▶ **Work to complete**
Output the records exactly as they appear, with no pictures included.

begin

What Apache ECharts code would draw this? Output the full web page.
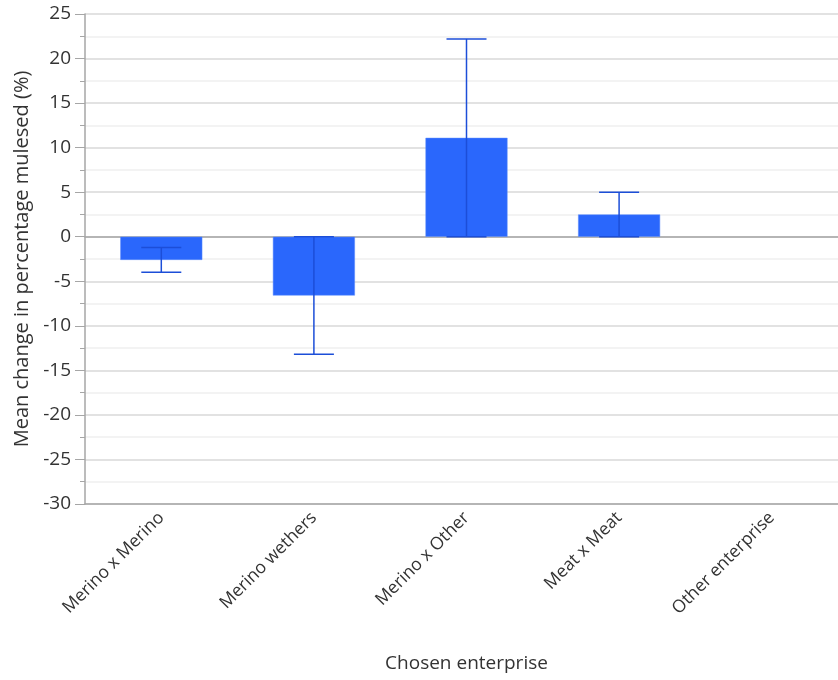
<!DOCTYPE html>
<html>
<head>
<meta charset="utf-8">
<script src="https://cdn.jsdelivr.net/npm/echarts@6/dist/echarts.min.js"></script>
<style>html,body{margin:0;padding:0;background:#fff;overflow:hidden;width:838px;height:680px;}#chart{width:848px;height:680px;}</style>
</head>
<body>
<div id="chart"></div>
<script>
const categories = ['Merino x Merino', 'Merino wethers', 'Merino x Other', 'Meat x Meat', 'Other enterprise'];
const meanValues = [-2.6, -6.6, 11.1, 2.5, null];
const errorValues = [1.4, 6.6, 11.1, 2.5, null];
const yTicks = [-30, -25, -20, -15, -10, -5, 0, 5, 10, 15, 20, 25];

const FONT = '"Open Sans", "Noto Sans", sans-serif';
const chart = echarts.init(document.getElementById('chart'));

const errData = categories.map((c, i) => meanValues[i] == null ? [i, null, null] : [i, meanValues[i] - errorValues[i], meanValues[i] + errorValues[i]]);

chart.setOption({
  animation: false,
  grid: { left: 85, right: 0, top: 14, bottom: 176, containLabel: false },
  xAxis: [{
    type: 'category',
    data: categories,
    position: 'bottom',
    axisLine: { show: true, onZero: false, lineStyle: { color: '#a6a6a6', width: 1.5 } },
    axisTick: { show: false },
    axisLabel: { rotate: 45, margin: 11, fontFamily: FONT, fontSize: 17.5, color: '#333333', interval: 0 },
    name: 'Chosen enterprise',
    nameLocation: 'middle',
    nameGap: 150,
    nameTextStyle: { fontFamily: FONT, fontSize: 19, color: '#333333' },
    splitLine: { show: false }
  }, {
    type: 'category',
    data: categories,
    position: 'top',
    axisLine: { show: true, lineStyle: { color: '#a6a6a6', width: 1.5 } },
    axisTick: { show: false },
    axisLabel: { show: false }
  }],
  yAxis: {
    type: 'value',
    min: yTicks[0],
    max: yTicks[yTicks.length - 1],
    interval: 5,
    axisLine: { show: true, lineStyle: { color: '#a6a6a6', width: 1.5 } },
    axisTick: { show: true, length: 10, lineStyle: { color: '#a6a6a6' } },
    minorTick: { show: true, splitNumber: 2, length: 5, lineStyle: { color: '#a6a6a6' } },
    axisLabel: { margin: 14, fontFamily: FONT, fontSize: 19, color: '#333333' },
    splitLine: { show: true, lineStyle: { color: '#d9d9d9', width: 1.5 } },
    minorSplitLine: { show: true, lineStyle: { color: '#efefef', width: 1.5 } },
    name: 'Mean change in percentage mulesed (%)',
    nameLocation: 'middle',
    nameGap: 52,
    nameTextStyle: { fontFamily: FONT, fontSize: 20, color: '#333333' }
  },
  series: [{
    type: 'bar',
    data: meanValues,
    barWidth: 82,
    itemStyle: { color: '#2a67fc', borderColor: '#5a8afc', borderWidth: 0.5 }
  }, {
    type: 'custom',
    data: errData,
    z: 5,
    renderItem: function (params, api) {
      const lo = api.value(1), hi = api.value(2);
      if (lo == null || hi == null || isNaN(lo)) return null;
      const x = api.value(0);
      const p1 = api.coord([x, hi]);
      const p2 = api.coord([x, lo]);
      const hw = 20;
      const style = { stroke: '#1c4ed8', lineWidth: 1.5 };
      return {
        type: 'group',
        children: [
          { type: 'line', shape: { x1: p1[0], y1: p1[1], x2: p2[0], y2: p2[1] }, style: style },
          { type: 'line', shape: { x1: p1[0] - hw, y1: p1[1], x2: p1[0] + hw, y2: p1[1] }, style: style },
          { type: 'line', shape: { x1: p2[0] - hw, y1: p2[1], x2: p2[0] + hw, y2: p2[1] }, style: style }
        ]
      };
    }
  }]
});
</script>
</body>
</html>
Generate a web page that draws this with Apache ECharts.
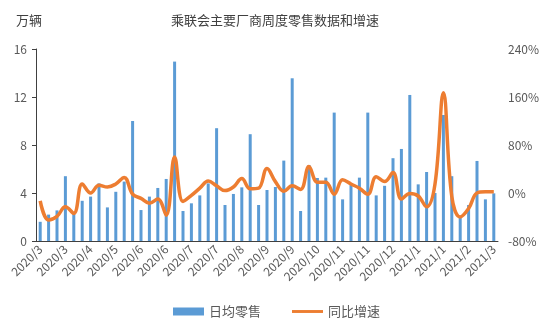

end

▶ **Result for this task**
What Apache ECharts code would draw this? Output the full web page.
<!DOCTYPE html>
<html>
<head>
<meta charset="utf-8">
<script src="https://cdn.jsdelivr.net/npm/echarts@6/dist/echarts.min.js"></script>
<style>html,body{margin:0;padding:0;background:#fff;overflow:hidden;width:838px;height:680px;}#chart{width:848px;height:680px;}</style>
</head>
<body>
<div id="chart"></div>
<script>
const categories = ['Merino x Merino', 'Merino wethers', 'Merino x Other', 'Meat x Meat', 'Other enterprise'];
const meanValues = [-2.6, -6.6, 11.1, 2.5, null];
const errorValues = [1.4, 6.6, 11.1, 2.5, null];
const yTicks = [-30, -25, -20, -15, -10, -5, 0, 5, 10, 15, 20, 25];

const FONT = '"Open Sans", "Noto Sans", sans-serif';
const chart = echarts.init(document.getElementById('chart'));

const errData = categories.map((c, i) => meanValues[i] == null ? [i, null, null] : [i, meanValues[i] - errorValues[i], meanValues[i] + errorValues[i]]);

chart.setOption({
  animation: false,
  grid: { left: 85, right: 0, top: 14, bottom: 176, containLabel: false },
  xAxis: [{
    type: 'category',
    data: categories,
    position: 'bottom',
    axisLine: { show: true, onZero: false, lineStyle: { color: '#a6a6a6', width: 1.5 } },
    axisTick: { show: false },
    axisLabel: { rotate: 45, margin: 11, fontFamily: FONT, fontSize: 17.5, color: '#333333', interval: 0 },
    name: 'Chosen enterprise',
    nameLocation: 'middle',
    nameGap: 150,
    nameTextStyle: { fontFamily: FONT, fontSize: 19, color: '#333333' },
    splitLine: { show: false }
  }, {
    type: 'category',
    data: categories,
    position: 'top',
    axisLine: { show: true, lineStyle: { color: '#a6a6a6', width: 1.5 } },
    axisTick: { show: false },
    axisLabel: { show: false }
  }],
  yAxis: {
    type: 'value',
    min: yTicks[0],
    max: yTicks[yTicks.length - 1],
    interval: 5,
    axisLine: { show: true, lineStyle: { color: '#a6a6a6', width: 1.5 } },
    axisTick: { show: true, length: 10, lineStyle: { color: '#a6a6a6' } },
    minorTick: { show: true, splitNumber: 2, length: 5, lineStyle: { color: '#a6a6a6' } },
    axisLabel: { margin: 14, fontFamily: FONT, fontSize: 19, color: '#333333' },
    splitLine: { show: true, lineStyle: { color: '#d9d9d9', width: 1.5 } },
    minorSplitLine: { show: true, lineStyle: { color: '#efefef', width: 1.5 } },
    name: 'Mean change in percentage mulesed (%)',
    nameLocation: 'middle',
    nameGap: 52,
    nameTextStyle: { fontFamily: FONT, fontSize: 20, color: '#333333' }
  },
  series: [{
    type: 'bar',
    data: meanValues,
    barWidth: 82,
    itemStyle: { color: '#2a67fc', borderColor: '#5a8afc', borderWidth: 0.5 }
  }, {
    type: 'custom',
    data: errData,
    z: 5,
    renderItem: function (params, api) {
      const lo = api.value(1), hi = api.value(2);
      if (lo == null || hi == null || isNaN(lo)) return null;
      const x = api.value(0);
      const p1 = api.coord([x, hi]);
      const p2 = api.coord([x, lo]);
      const hw = 20;
      const style = { stroke: '#1c4ed8', lineWidth: 1.5 };
      return {
        type: 'group',
        children: [
          { type: 'line', shape: { x1: p1[0], y1: p1[1], x2: p2[0], y2: p2[1] }, style: style },
          { type: 'line', shape: { x1: p1[0] - hw, y1: p1[1], x2: p1[0] + hw, y2: p1[1] }, style: style },
          { type: 'line', shape: { x1: p2[0] - hw, y1: p2[1], x2: p2[0] + hw, y2: p2[1] }, style: style }
        ]
      };
    }
  }]
});
</script>
</body>
</html>
Generate a web page that draws this with Apache ECharts.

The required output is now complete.